Docudemption: Revisioning, Remembering, and Redeeming Anita Hill and Marcia Clark in Confirmation and The People v. O.J. Simpson

Curator's Note

In the wave of 1990s nostalgia that recently flooded screens, two docudramas released in 2016 stand out for their depictions of women who challenged powerful men and received their fair share of public shaming for it. HBO's film Confirmation dramatizes the 1991 Anita Hill-Clarence Thomas proceedings. Hill's accusations of sexual harassment against Supreme Court nominee Thomas and the Senate hearings that followed made her vulnerable to misogynist media attacks. In Confirmation, Hill is a protagonist whose experience of this historic moment is prioritized. Similarly, the FX series, The People v. O.J. Simpson: American Crime Story, offers the perspective of the hard working, single mother Marcia Clark, the prosecutor who was the constant subject of sexist media commentary at the time of the trial.
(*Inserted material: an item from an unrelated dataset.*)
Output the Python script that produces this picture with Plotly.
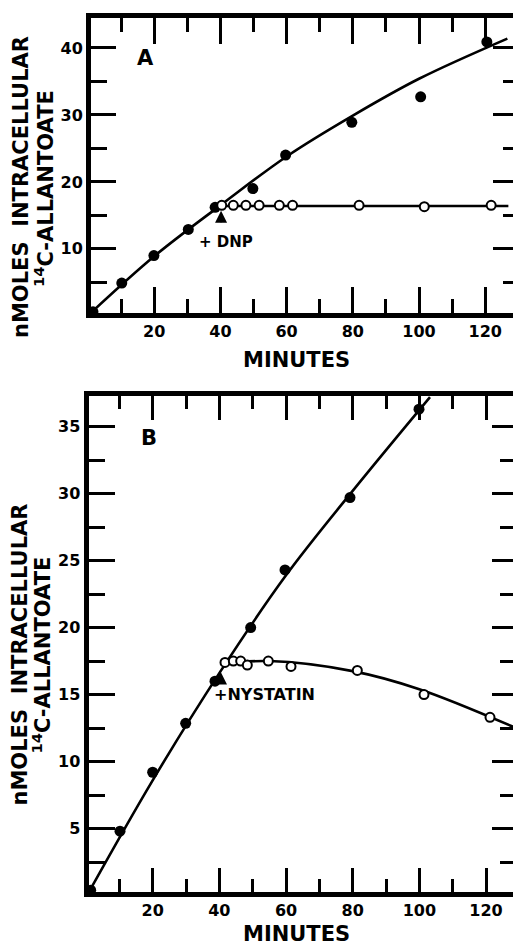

These docudramas redeem the public characters of Hill and Clark, respectively, by revisioning and re-remembering the events that put them in the media spotlight more than two decades ago. The docudramas function as "sites of memory," as they depict historic events, and they can be revisited via streaming platforms (1994, 2007). In the midst of the Confederate monument debate, #MeToo, and #TimesUp, Confirmation and The People v. O.J. Simpson provide a challenge to collective memory and force audiences to face their complicity in the media's coverage of Hill and Clark. By recontextualizing the narratives of the events from their respective points of view, these docudramas position Hill and Clark as heroes rather than villains and reimagine their reputations, thus reshaping collective memory of their narratives, and also redeeming a public complicit in the media's misogyny toward them over two decades ago (1994).

It is fun to count all the ways we loved the nineties, but these docudramas insist that audiences also remember the ugly parts of our history in the process. Confirmation and The People v. O.J. Simpson exist in the context of a public reckoning, and their respective depictions of Hill and Clark contribute to a broader conversation in which we recast gendered heroes and villains and challenge collective memory and a collective sense of who we are.

References

Haskins, Ekaterina. "Between Archive and Participation: Public Memory in a Digital Age." Rhetoric Society Quarterly 37, no. 4 (2007): 401-422.

Katriel, Tamar. "Sites of Memory: Discourses of the Past in Israeli Pioneering Settlement Museums." Quarterly Journal of Speech 80, no. 1 (1994): 1-20.